• [RECORDS]:

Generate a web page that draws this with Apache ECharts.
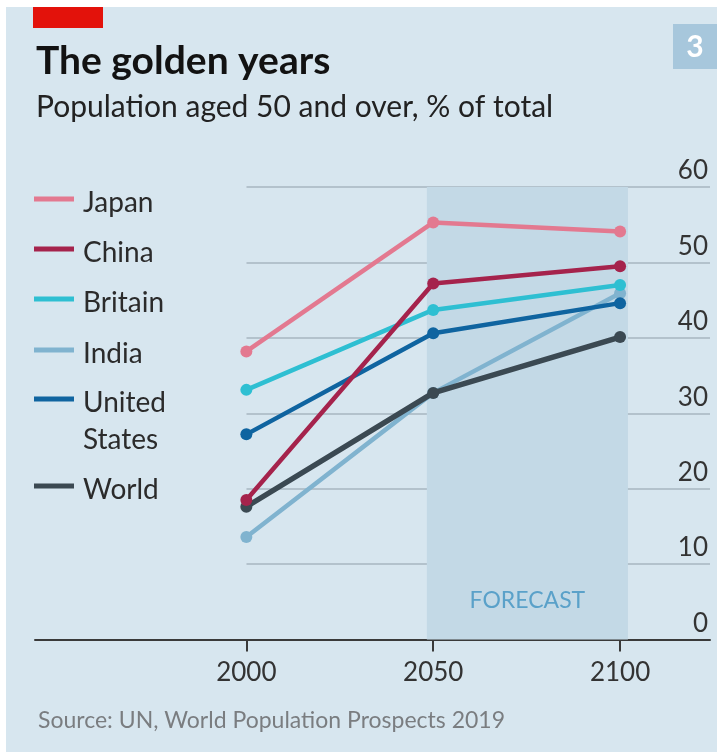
<!DOCTYPE html>
<html><head><meta charset="utf-8">
<script src="https://cdn.jsdelivr.net/npm/echarts@6/dist/echarts.min.js"></script>
<style>html,body{margin:0;padding:0;background:#fff}#c{width:717px;height:752px}</style>
</head><body><div id="c"></div>
<script>
// ---- data ----
const years = [2000, 2050, 2100];
const seriesNames = ['Japan', 'China', 'Britain', 'India', 'United States', 'World'];
const japan = [38.2, 55.3, 54.1];
const china = [18.5, 47.2, 49.5];
const britain = [33.1, 43.7, 47.0];
const india = [13.6, 32.7, 45.9];
const unitedStates = [27.2, 40.6, 44.6];
const world = [17.6, 32.7, 40.1];
const yTickLabels = [0, 10, 20, 30, 40, 50, 60];
const forecastRange = [2048.3, 2102.1];
const forecastLabel = 'FORECAST';

// ---- styles ----
const colors = {
  'Japan': '#e37990', 'China': '#a5234c', 'Britain': '#2ebfd2',
  'India': '#80b3cf', 'United States': '#0f64a0', 'World': '#3b4952'
};
const values = {
  'Japan': japan, 'China': china, 'Britain': britain,
  'India': india, 'United States': unitedStates, 'World': world
};
const zOrder = { 'India': 3, 'World': 4, 'Japan': 5, 'Britain': 6, 'United States': 7, 'China': 8 };
const FONT = 'Lato';
const BG = '#d7e6ef';

const chart = echarts.init(document.getElementById('c'), null, { renderer: 'canvas' });

const series = seriesNames.map(name => ({
  name: name,
  type: 'line',
  xAxisIndex: 0, yAxisIndex: 0,
  data: years.map((y, i) => [y, values[name][i]]),
  symbol: 'circle',
  symbolSize: 12,
  z: zOrder[name],
  lineStyle: { color: colors[name], width: name === 'World' ? 5.5 : 4.5 },
  itemStyle: { color: colors[name] },
  emphasis: { disabled: true },
  animation: false
}));

// forecast band
series.unshift({
  name: 'forecast', type: 'line', xAxisIndex: 0, yAxisIndex: 0, data: [], z: 1,
  markArea: {
    silent: true,
    itemStyle: { color: '#c3d9e6' },
    label: { show: true, position: 'insideBottom', distance: 27, color: '#5aa1c9',
             fontFamily: FONT, fontSize: 23, formatter: forecastLabel },
    data: [[{ xAxis: forecastRange[0], yAxis: 0 }, { xAxis: forecastRange[1], yAxis: 60 }]]
  },
  animation: false
});

// legend drawn from names/colors
const legendY = [199, 249, 299, 350, 399, 486];
const legendGraphics = [];
seriesNames.forEach((name, i) => {
  legendGraphics.push({ type: 'line', shape: { x1: 34, y1: legendY[i], x2: 74, y2: legendY[i] },
    style: { stroke: colors[name], lineWidth: 5 } });
  const label = name === 'United States' ? 'United\nStates' : name;
  legendGraphics.push({ type: 'text', x: 83, y: legendY[i] - 15,
    style: { text: label, fill: '#2b2b2b', font: '28px ' + FONT, lineHeight: 37, textVerticalAlign: 'top' } });
});

chart.setOption({
  backgroundColor: '#ffffff',
  animation: false,
  title: [
    { text: 'The golden years', subtext: 'Population aged 50 and over, % of total',
      left: 31, top: 37, itemGap: 11,
      textStyle: { fontFamily: FONT, fontWeight: 'bold', fontSize: 39, color: '#121212' },
      subtextStyle: { fontFamily: FONT, fontSize: 30, color: '#222' } },
    { text: 'Source: UN, World Population Prospects 2019', left: 33, top: 704,
      textStyle: { fontFamily: FONT, fontWeight: 'normal', fontSize: 23, color: '#7a7d80' } }
  ],
  graphic: [
    { type: 'rect', z: -100, shape: { x: 6, y: 7, width: 711, height: 745 }, style: { fill: BG } },
    { type: 'rect', shape: { x: 33, y: 7, width: 70, height: 21 }, style: { fill: '#e3120b' } },
    { type: 'rect', shape: { x: 673, y: 24, width: 44, height: 45 }, style: { fill: '#a7c7dc' } },
    { type: 'text', x: 695, y: 47, style: { text: '3', fill: '#ffffff', font: 'bold 30px ' + FONT,
      textAlign: 'center', textVerticalAlign: 'middle' } },
    ...legendGraphics
  ],
  grid: [
    { left: 35, right: 7, top: 187, bottom: 112.5 },
    { left: 246.5, right: 7, top: 187, bottom: 112.5 }
  ],
  xAxis: [
    { type: 'value', gridIndex: 0, min: 1943.45, max: 2124.06,
      axisLine: { show: true, lineStyle: { color: '#3a3a3a', width: 2 } },
      axisTick: { show: true, customValues: years, length: 12, lineStyle: { color: '#3a3a3a', width: 2 } },
      axisLabel: { show: true, customValues: years, margin: 20, color: '#333',
                   fontFamily: FONT, fontSize: 26, formatter: v => String(v) },
      splitLine: { show: false } },
    { type: 'value', gridIndex: 1, min: 2000, max: 2124.06, show: false }
  ],
  yAxis: [
    { type: 'value', gridIndex: 0, position: 'right', min: 0, max: 60, interval: 10,
      axisLine: { show: false }, axisTick: { show: false }, splitLine: { show: false },
      axisLabel: { inside: true, margin: 2, color: '#333', fontFamily: FONT, fontSize: 26,
                   verticalAlign: 'bottom', padding: [0, 0, 3, 0],
                   formatter: v => yTickLabels.includes(v) ? String(v) : '' } },
    { type: 'value', gridIndex: 1, position: 'right', min: 0, max: 60, interval: 10,
      axisLine: { show: false }, axisTick: { show: false }, axisLabel: { show: false },
      splitLine: { show: true, lineStyle: { color: '#a7b6c0', width: 1.5 } } }
  ],
  series: series
});
</script></body></html>
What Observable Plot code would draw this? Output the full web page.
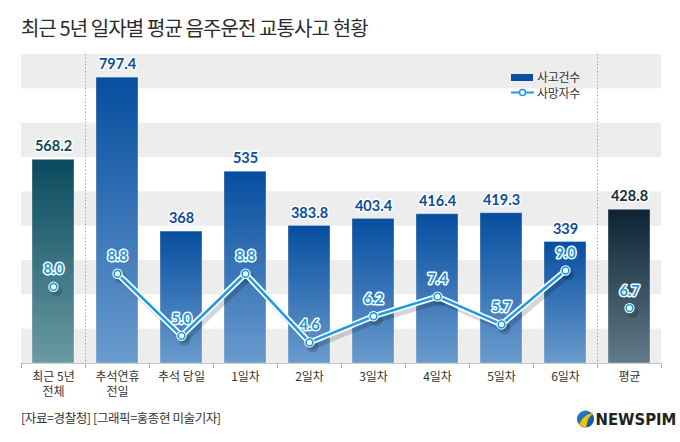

• [DESCRIPTION OF THE TASK]: Look through the material above. Copy each line where the word "page" appears.

• [TASK SOLUTION]:
Generate a web page that draws this with Apache ECharts.
What Observable Plot code would draw this? Output the full web page.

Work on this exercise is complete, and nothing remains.